Les relevailles, une cérémonie qui se fait à l’église, lorsqu’une femme y va la première fois après ses couches pour se faire bénir par un prêtre, découle de la présentation de Jésus au temple. À l’exemple de la Sainte Vierge, elles consacraient leur enfant à Dieu. On voyait régulièrement, aux portes des églises, une mère s’agenouiller en tenant son nouveau-né dans le creux d’un bras et un cierge allumé dans la main restée libre, un prêtre la venait la relever, l’asperger d’eau bénite et priait pour elle. Ensuite, il la menait à l’intérieur de l’église, l’agenouillait devant l’autel où il priait à nouveau pour elle et l’aspergeait derechef d’eau lustrale.

 
Printemps

La Chandeleur est donc aussi l’annonciatrice du printemps. Le temps de clarté s’est déjà allongé d’une heure.  Selon un dicton : «Soleil de la Chandeleur annonce printemps, fleurs et bonheur ». Cette journée est également importante pour les apiculteurs, car on croit qu’un ciel de la Chandeleur clair et limpide annonce une année bénéfique pour les abeilles.

 
Et les crêpes

Dans nos contrées, longtemps a persisté la tradition de faire des crêpes à la Chandeleur. D’après un dicton : « Si point ne veux de blé charbonneux, mange des crêpes à la Chandeleur ». Cette coutume trouverait son origine dans le jour d’engagement des nouvelles bonnes et valets. Pour fêter ceci et afin d’atténuer le chagrin et la mélancolie qu’engendre la séparation d’avec la famille, la maîtresse de maison saisissait son poêlon et régalait ses nouveaux domestiques et le reste de la maison d’une tournée de crêpes; une véritable fête à l’époque. Ce festin était aussi l’occasion de manger le surplus de blé des semailles hâtives.  

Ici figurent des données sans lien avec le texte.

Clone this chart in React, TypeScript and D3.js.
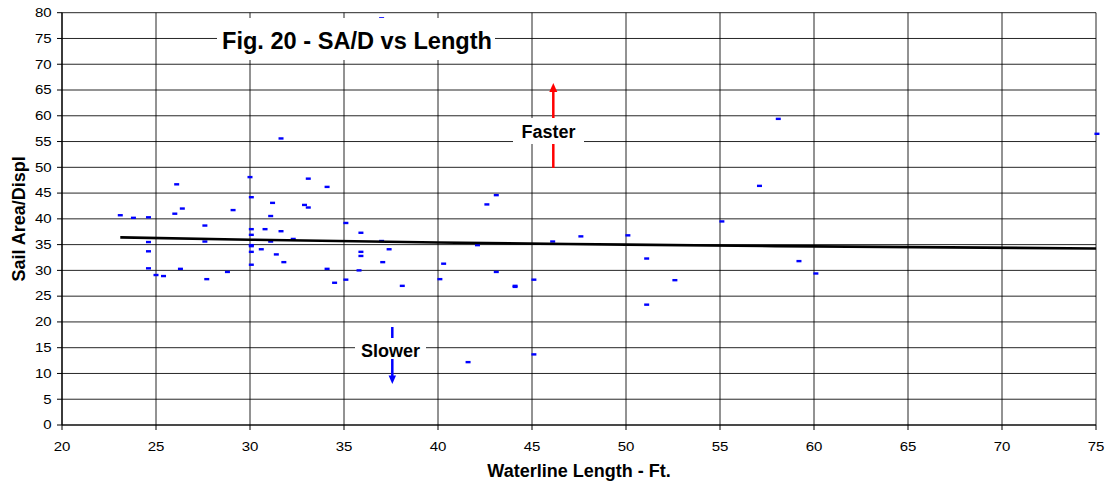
import React from "react";
import * as d3 from "d3";

const xTicks = [20, 25, 30, 35, 40, 45, 50, 55, 60, 65, 70, 75];
const yTicks = [0, 5, 10, 15, 20, 25, 30, 35, 40, 45, 50, 55, 60, 65, 70, 75, 80];

const lengths = [
  23.1, 23.8, 24.6, 24.6, 24.6, 24.6, 25.0, 25.4, 26.0, 26.4, 26.1, 26.3, 27.6, 27.6, 27.7, 28.8,
  29.1, 30.0, 30.07, 30.07, 30.07, 30.07, 30.07, 30.07, 30.07, 30.6, 30.8, 31.1, 31.1, 31.2, 31.4,
  31.65, 31.65, 31.8, 32.3, 32.9, 33.1, 33.1, 34.1, 34.1, 34.5, 35.1, 35.1, 35.8, 35.9, 35.9, 35.9,
  37.0, 37.0, 37.06, 37.4, 38.1, 40.1, 40.3, 41.6, 42.1, 42.6, 43.1, 43.1, 44.1, 44.1, 45.1, 45.1,
  46.1, 47.6, 50.1, 51.1, 51.1, 52.6, 55.1, 57.1, 58.1, 59.2, 60.1, 75.05,
];
const sadValues = [
  40.7, 40.2, 40.3, 35.5, 33.7, 30.4, 29.1, 28.9, 41.0, 42.0, 46.7, 30.3, 38.7, 35.6, 28.3, 29.7,
  41.7, 48.1, 44.2, 38.0, 36.9, 34.9, 34.7, 33.6, 31.1, 34.1, 38.0, 40.55, 35.6, 43.1, 33.1,
  55.6, 37.6, 31.6, 36.1, 42.7, 42.2, 47.8, 46.2, 30.3, 27.6, 39.2, 28.2, 30.0, 37.3, 33.6, 32.8,
  78.9, 35.7, 31.6, 34.1, 27.0, 28.3, 31.3, 12.2, 34.9, 42.8, 44.6, 29.7, 27.0, 26.8, 28.2, 13.7,
  35.6, 36.6, 36.8, 32.3, 23.35, 28.1, 39.5, 46.4, 59.4, 31.8, 29.4, 56.5,
];

const trendX = [23.1, 30, 40, 50, 60, 75];
const trendY = [36.4, 35.95, 35.4, 35.0, 34.65, 34.25];

const W = 1109;
const H = 484;
const L = 62;
const R = 1096;
const T = 12.7;
const B = 425;

function StretchText({ x, y, anchor, children }: { x: number; y: number; anchor: string; children: any }) {
  const sx = 1.25;
  return (
    <text
      transform={`translate(${x},${y}) scale(${sx},1)`}
      textAnchor={anchor}
      fontFamily="Liberation Sans, Arial, sans-serif"
      fontSize={12}
      fill="#000"
    >
      {children}
    </text>
  );
}

export default function App() {
  const x = d3.scaleLinear().domain([20, 75]).range([L, R]);
  const y = d3.scaleLinear().domain([0, 80]).range([B, T]);
  const pts = lengths.map((l, i) => [l, sadValues[i]] as [number, number]);
  const trendPts = trendX.map((tx, i) => [tx, trendY[i]] as [number, number]);
  const trendPath = d3
    .line<[number, number]>()
    .x((d) => x(d[0]))
    .y((d) => y(d[1]))
    .curve(d3.curveMonotoneX)(trendPts) as string;

  const bold = "Liberation Sans, Arial, sans-serif";

  return (
    <svg width={W} height={H} style={{ position: "absolute", left: 0, top: 0, background: "#fff" }}>
      <rect x={0} y={0} width={W} height={H} fill="#fff" />
      {/* grid */}
      {yTicks.map((t) => (
        <line key={"gy" + t} x1={L} x2={R} y1={y(t)} y2={y(t)} stroke="#000" strokeWidth={1} strokeOpacity={0.85} />
      ))}
      {xTicks.map((t) => (
        <line key={"gx" + t} x1={x(t)} x2={x(t)} y1={T} y2={B} stroke="#000" strokeWidth={1} strokeOpacity={0.85} />
      ))}
      {/* axes */}
      <line x1={L} x2={L} y1={T} y2={B} stroke="#000" strokeWidth={1.2} />
      <line x1={L} x2={R} y1={B} y2={B} stroke="#000" strokeWidth={1.2} />
      {yTicks.map((t) => (
        <line key={"ty" + t} x1={L - 5} x2={L} y1={y(t)} y2={y(t)} stroke="#000" strokeWidth={1} />
      ))}
      {xTicks.map((t) => (
        <line key={"tx" + t} x1={x(t)} x2={x(t)} y1={B} y2={B + 5} stroke="#000" strokeWidth={1} />
      ))}
      {yTicks.map((t) => (
        <StretchText key={"ly" + t} x={51.7} y={y(t) + 4.3} anchor="end">
          {t}
        </StretchText>
      ))}
      {xTicks.map((t) => (
        <StretchText key={"lx" + t} x={x(t)} y={451} anchor="middle">
          {t}
        </StretchText>
      ))}
      {/* markers */}
      {pts.map((p, i) => (
        <rect key={"p" + i} x={x(p[0]) - 2.5} y={y(p[1]) - 1.2} width={5} height={2.4} fill="#0000ff" />
      ))}
      {/* trend */}
      <path d={trendPath} fill="none" stroke="#000" strokeWidth={2.6} />
      {/* faster arrow */}
      <line x1={553.3} x2={553.3} y1={168} y2={90} stroke="#ff0000" strokeWidth={2.5} />
      <path d="M553.3,83 L549.3,92 L557.3,92 Z" fill="#ff0000" />
      <rect x={513} y={118} width={71} height={26} fill="#fff" />
      <text x={548.5} y={138} textAnchor="middle" fontFamily={bold} fontWeight="bold" fontSize={18} fill="#000">
        Faster
      </text>
      {/* slower arrow */}
      <line x1={392.3} x2={392.3} y1={327} y2={377} stroke="#0000ff" strokeWidth={2.5} />
      <path d="M392.3,384 L388.6,375.5 L396,375.5 Z" fill="#0000ff" />
      <rect x={355} y={338} width={71} height={21} fill="#fff" />
      <text x={390.5} y={357} textAnchor="middle" fontFamily={bold} fontWeight="bold" fontSize={18} fill="#000">
        Slower
      </text>
      {/* title */}
      <rect x={217} y={18} width={278} height={42} fill="#fff" />
      <text x={357} y={48.5} textAnchor="middle" fontFamily={bold} fontWeight="bold" fontSize={23.6} fill="#000">
        Fig. 20 - SA/D vs Length
      </text>
      {/* axis titles */}
      <text x={579} y={476.7} textAnchor="middle" fontFamily={bold} fontWeight="bold" fontSize={18} fill="#000">
        Waterline Length - Ft.
      </text>
      <text
        transform={`translate(25,${(T + B) / 2}) rotate(-90)`}
        textAnchor="middle"
        fontFamily={bold}
        fontWeight="bold"
        fontSize={18}
        fill="#000"
      >
        Sail Area/Displ
      </text>
    </svg>
  );
}
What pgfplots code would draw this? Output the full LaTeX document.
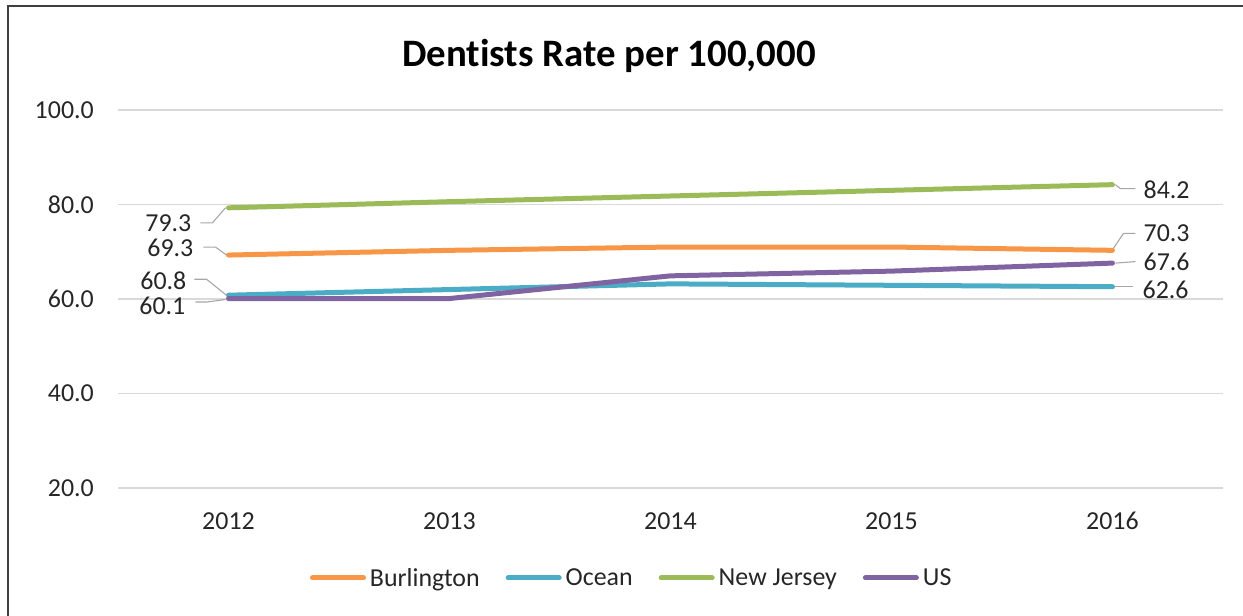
\documentclass[border=0pt]{standalone}
\usepackage{pgfplots}
\pgfplotsset{compat=1.18}
\usepackage{fontspec}
\setmainfont[Ligatures=NoCommon]{Carlito}

\definecolor{cBur}{HTML}{F79646}
\definecolor{cOce}{HTML}{4BACC6}
\definecolor{cNJ}{HTML}{9BBB59}
\definecolor{cUS}{HTML}{8064A2}
\definecolor{cGrid}{HTML}{D9D9D9}
\definecolor{cTxt}{HTML}{262626}
\definecolor{cLead}{HTML}{A6A6A6}

\begin{document}
\begin{tikzpicture}
\useasboundingbox (0bp,0bp) rectangle (1243bp,616bp);
% chart frame (left and top edges)
\draw[black!75, line width=2bp] (8bp,-2bp) -- (8bp,610bp) -- (1245bp,610bp);
% title
\node[anchor=base, font=\bfseries\fontsize{39}{42}\selectfont, text=black] at (609bp,549bp) {Dentists Rate per 100,000};

\begin{axis}[
  at={(118bp,128bp)}, anchor=south west,
  scale only axis, width=1105bp, height=378bp,
  xmin=2011.5, xmax=2016.5, ymin=20, ymax=100,
  xtick={2012,2013,2014,2015,2016},
  xticklabels={2012,2013,2014,2015,2016},
  ytick={20,40,60,80,100},
  yticklabels={20.0,40.0,60.0,80.0,100.0},
  major tick length=0pt,
  axis line style={draw=none},
  ymajorgrids, grid style={cGrid, line width=1.6bp},
  tick label style={font=\fontsize{26}{28}\selectfont, text=cTxt, inner sep=0pt},
  yticklabel style={anchor=east, xshift=-24bp},
  xticklabel style={anchor=north, yshift=-24bp},
  clip=false,
  legend columns=4,
  legend style={at={(0.464,-0.238)}, anchor=center, draw=none, fill=none,
    font=\fontsize{26}{28}\selectfont, text=cTxt, inner sep=0pt,
    nodes={inner sep=0pt, anchor=west},
    /tikz/every even column/.append style={column sep=26bp},
    /tikz/every odd column/.append style={column sep=4bp}},
  legend image code/.code={\draw[#1, line width=5bp, line cap=round] (2bp,0bp) -- (53bp,0bp);},
  every axis plot/.append style={line width=5bp, line cap=round, line join=round},
]
% horizontal axis line at 20
\draw[cGrid, line width=1.6bp] (axis cs:2011.5,20) -- (axis cs:2016.5,20);

\addplot[cBur] coordinates {(2012,69.3) (2013,70.3) (2014,71.0) (2015,71.0) (2016,70.3)};
\addlegendentry{Burlington}
\addplot[cOce] coordinates {(2012,60.8) (2013,62.0) (2014,63.2) (2015,62.9) (2016,62.6)};
\addlegendentry{Ocean}
\addplot[cNJ] coordinates {(2012,79.3) (2013,80.6) (2014,81.8) (2015,83.0) (2016,84.2)};
\addlegendentry{New Jersey}
\addplot[cUS] coordinates {(2012,60.1) (2013,60.1) (2014,64.9) (2015,65.9) (2016,67.6)};
\addlegendentry{US}

% data labels with leader lines
\begin{scope}[every node/.style={font=\fontsize{26}{28}\selectfont, text=cTxt, inner sep=0pt},
              lead/.style={cLead, line width=1.1bp}]
  % first year
  \draw[lead] ([shift={(-3bp,0bp)}]axis cs:2012,79.3) -- ++(-13bp,-15bp) -- ++(-12bp,0bp);
  \node[anchor=east] at ([shift={(-37bp,-15bp)}]axis cs:2012,79.3) {79.3};
  \draw[lead] ([shift={(-2bp,0bp)}]axis cs:2012,69.3) -- ++(-11bp,8bp) -- ++(-12bp,0bp);
  \node[anchor=east] at ([shift={(-35bp,7bp)}]axis cs:2012,69.3) {69.3};
  \draw[lead] ([shift={(-2bp,0bp)}]axis cs:2012,60.8) -- ++(-20bp,16bp) -- ++(-12bp,0bp);
  \node[anchor=east] at ([shift={(-42bp,14bp)}]axis cs:2012,60.8) {60.8};
  \draw[lead] ([shift={(-3bp,-1bp)}]axis cs:2012,60.1) -- ++(-19bp,-2.5bp) -- ++(-11bp,0bp);
  \node[anchor=east] at ([shift={(-43bp,-7.5bp)}]axis cs:2012,60.1) {60.1};
  % last year
  \draw[lead] ([shift={(3bp,0bp)}]axis cs:2016,84.2) -- ++(5bp,-4bp) -- ++(15bp,0bp);
  \node[anchor=west] at ([shift={(31bp,-5bp)}]axis cs:2016,84.2) {84.2};
  \draw[lead] ([shift={(1bp,2bp)}]axis cs:2016,70.3) -- ++(10bp,15bp) -- ++(12bp,0bp);
  \node[anchor=west] at ([shift={(31bp,17bp)}]axis cs:2016,70.3) {70.3};
  \draw[lead] ([shift={(3bp,0bp)}]axis cs:2016,67.6) -- ++(20bp,1.5bp);
  \node[anchor=west] at ([shift={(31bp,1bp)}]axis cs:2016,67.6) {67.6};
  \draw[lead] ([shift={(3bp,0bp)}]axis cs:2016,62.6) -- ++(18bp,0bp);
  \node[anchor=west] at ([shift={(30bp,-3bp)}]axis cs:2016,62.6) {62.6};
\end{scope}
\end{axis}
\end{tikzpicture}
\end{document}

Quelques usages étranges avaient cours en France. La première crêpe était lancée sur l’armoire où elle restera l’année durant, si elle n’avait pas moisi, la fortune de la maison était assurée. Ou encore de tenir la poêle d’une main tandis que l’autre serre un louis d’or. L’art consiste à lancer la crêpe en l’air et à la récupérer dans la poêle, afin d’obtenir richesse et abondance. La forme sphérique des crêpes ainsi que sa couleur jaune, symboles solaires, sont aussi une allusion à l’approche du printemps et au retour du printemps.